=== Dataset section ===
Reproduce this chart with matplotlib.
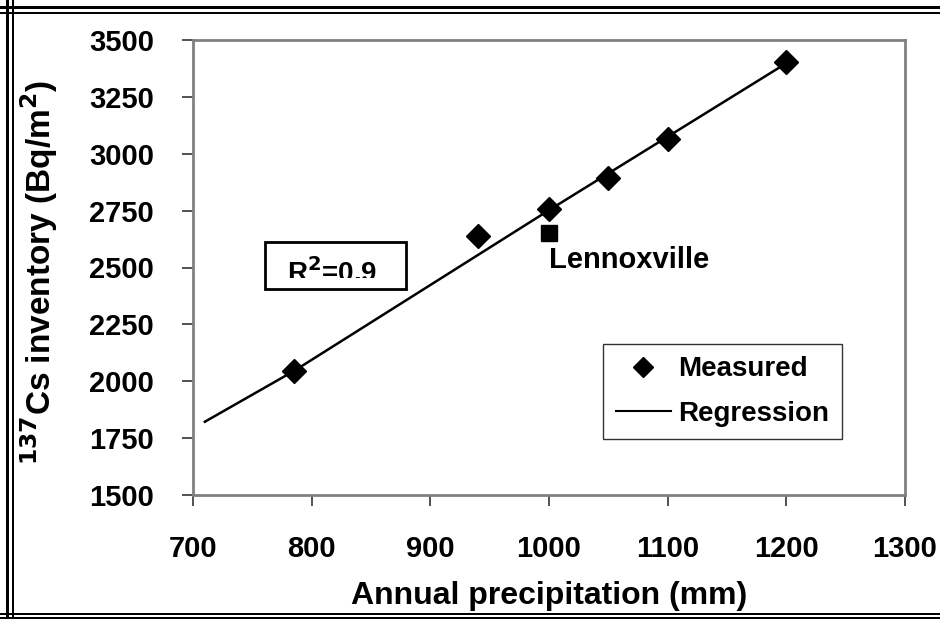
import numpy as np
import matplotlib.pyplot as plt
from matplotlib.lines import Line2D
from matplotlib.patches import Rectangle

plt.rcParams["font.family"] = ["Liberation Sans", "DejaVu Sans"]
plt.rcParams["font.weight"] = "bold"

# Measured 137Cs inventory against annual precipitation
precip = [785, 940, 1000, 1050, 1100, 1200]
inventory = [2045, 2637, 2755, 2892, 3065, 3403]

# Lennoxville site
lenn_precip = [1000]
lenn_inventory = [2651]

# Regression curve vertices
reg_precip = [710, 785, 810, 1000, 1200]
reg_inventory = [1822, 2045, 2127, 2752, 3398]

xticks = [700, 800, 900, 1000, 1100, 1200, 1300]
yticks = [1500, 1750, 2000, 2250, 2500, 2750, 3000, 3250, 3500]

W, H = 940, 619
fig = plt.figure(figsize=(W / 100, H / 100), dpi=100)
ax = fig.add_axes([193 / W, 1 - 495 / H, (905 - 193) / W, (495 - 40) / H])

ax.plot(reg_precip, reg_inventory, color="black", lw=1.8, zorder=2)
ax.plot(precip, inventory, ls="none", marker="D", ms=12, color="black",
        zorder=3)
ax.plot(lenn_precip, lenn_inventory, ls="none", marker="s", ms=12,
        color="black", zorder=3)
ax.text(1000, 2595, "Lennoxville", fontsize=21, fontweight="bold",
        ha="left", va="top")

ax.set_xlim(700, 1300)
ax.set_ylim(1500, 3500)
ax.set_xticks(xticks)
ax.set_yticks(yticks)
ax.tick_params(direction="out", length=8, width=1.2, color="#333333",
               labelsize=21)
ax.tick_params(axis="x", pad=21)
ax.tick_params(axis="y", pad=20)
for lab in ax.get_xticklabels() + ax.get_yticklabels():
    lab.set_fontweight("bold")
for s in ax.spines.values():
    s.set_color("#808080")
    s.set_linewidth(2)

ax.set_xlabel("Annual precipitation (mm)", fontsize=23, fontweight="bold")
ax.xaxis.set_label_coords(0.5, -(596 - 495) / (495 - 40))
ax.xaxis.label.set_va("center")
ax.set_ylabel(r"$\mathbf{^{137}}$Cs inventory (Bq/m$\mathbf{^2}$)",
              fontsize=24, fontweight="bold")
ax.yaxis.set_label_coords(-(193 - 39) / (905 - 193), 0.49)
ax.yaxis.label.set_va("center")

# R-squared box, text clipped by its frame
box = Rectangle((265, H - 289), 141, 47, transform=None, fill=False,
                ec="black", lw=2, zorder=4)
fig.add_artist(box)
t = fig.text(287 / W, 1 - 282 / H, r"R$\mathbf{^2}$=0.9", fontsize=20,
             fontweight="bold", ha="left", va="baseline")
t.set_clip_path(Rectangle((265, H - 278), 141, 36, transform=None))

handles = [
    Line2D([], [], ls="none", marker="D", ms=10, color="black"),
    Line2D([], [], color="black", lw=1.5),
]
leg = ax.legend(handles, ["Measured", "Regression"], loc="upper left",
                bbox_to_anchor=((603 - 193) / (905 - 193), (495 - 344) / (495 - 40)),
                fontsize=20, frameon=True, fancybox=False, borderpad=0.45,
                borderaxespad=0, handlelength=2.0, handletextpad=0.25,
                labelspacing=0.65)
leg.get_frame().set_edgecolor("black")
leg.get_frame().set_linewidth(1)
for txt in leg.get_texts():
    txt.set_fontweight("bold")

# Double border around the figure
for y, lw in [(7, 3), (12.5, 2), (614, 2), (617.5, 3)]:
    fig.add_artist(Line2D([0, 1], [1 - y / H] * 2, transform=fig.transFigure,
                          color="black", lw=lw * 0.72))
for x, lw in [(6.5, 3), (13, 2)]:
    fig.add_artist(Line2D([x / W] * 2, [0, 1], transform=fig.transFigure,
                          color="black", lw=lw * 0.72))

fig.savefig("out.png", dpi=100)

=== Written problem ===
From the first line above down to the line with "lenn_inventory = [2651]", reproduce every line and no others, omitting pictures.

=== Result of the task ===
Reproduce this chart with matplotlib.
import numpy as np
import matplotlib.pyplot as plt
from matplotlib.lines import Line2D
from matplotlib.patches import Rectangle

plt.rcParams["font.family"] = ["Liberation Sans", "DejaVu Sans"]
plt.rcParams["font.weight"] = "bold"

# Measured 137Cs inventory against annual precipitation
precip = [785, 940, 1000, 1050, 1100, 1200]
inventory = [2045, 2637, 2755, 2892, 3065, 3403]

# Lennoxville site
lenn_precip = [1000]
lenn_inventory = [2651]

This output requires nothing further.